Thu Apr 23, 2015, 08:00 PM
Apr 2015

I think they gained a sense of community through their churches and honor their desire to serve the community. Methodism was too bland and ordinary to hold my attention for long, but I have no regrets about a Methodist upbringing and only fond memories of the church ladies and gentlemen. Can't help wondering how much negative vs. positive feelings towards one's family (and church) of origin determine the friendly vs. unfriendly feelings unbelievers have towards believers.

This goes back for many generations, in that abolitionism and Unionism run as threads through both parents' southern families. How can one not "honor" the memory of southerners who struggled against the racist current to fight against slavery and for the Union?

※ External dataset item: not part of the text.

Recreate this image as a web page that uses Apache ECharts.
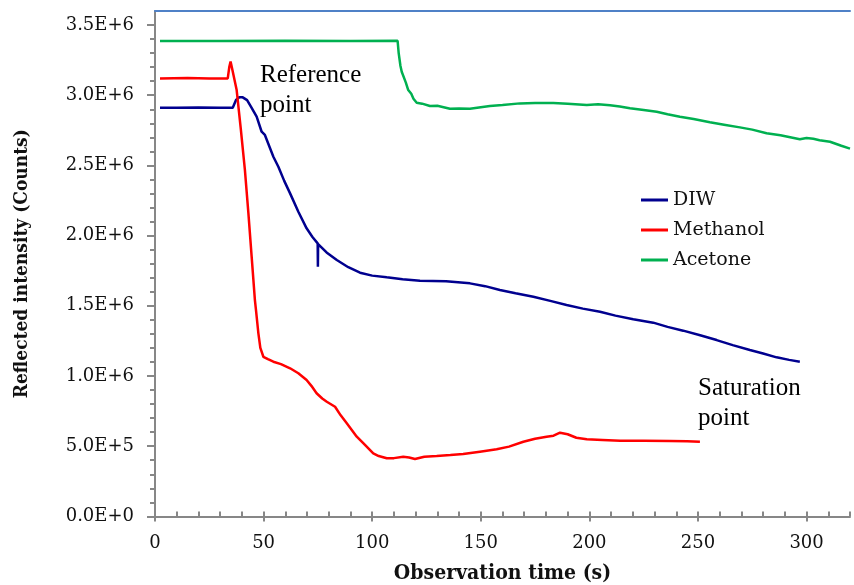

Doesn't require accepting the Quaker and Baptist beliefs that motivated their principled stand, to admire them for it. But everyone's mileage varies, and I'm coming to a resigned acceptance that many unbelievers had far worse experiences with religious families than I did, and are striking out against religion in general and even religion-friendly unbelievers, to get back at them.


 

Miigwech

(3,741 posts)
18. I hear what you are saying
Thu Apr 23, 2015, 10:39 PM
Apr 2015

but that was then and this is now .... organized religion refuses to move forward with the progression of humanity. They represent bigotry, close mindedness and authorization control. If one really thinks about it, people today are really responding to the true teachings of love and acceptance, found in the heart, of all humans. If a religion fails to relinquish its perverse control of the human heart, then it will be doomed. When a religion says that you should deny your child (or have an honor killing) because they are gay or pregnant out of wedlock, most modern humans think this is wrong. Also, most humans now have a skeptical view of anyone who claims that they know what god wants ... spirituality is personal and every organized religion does not get this fact.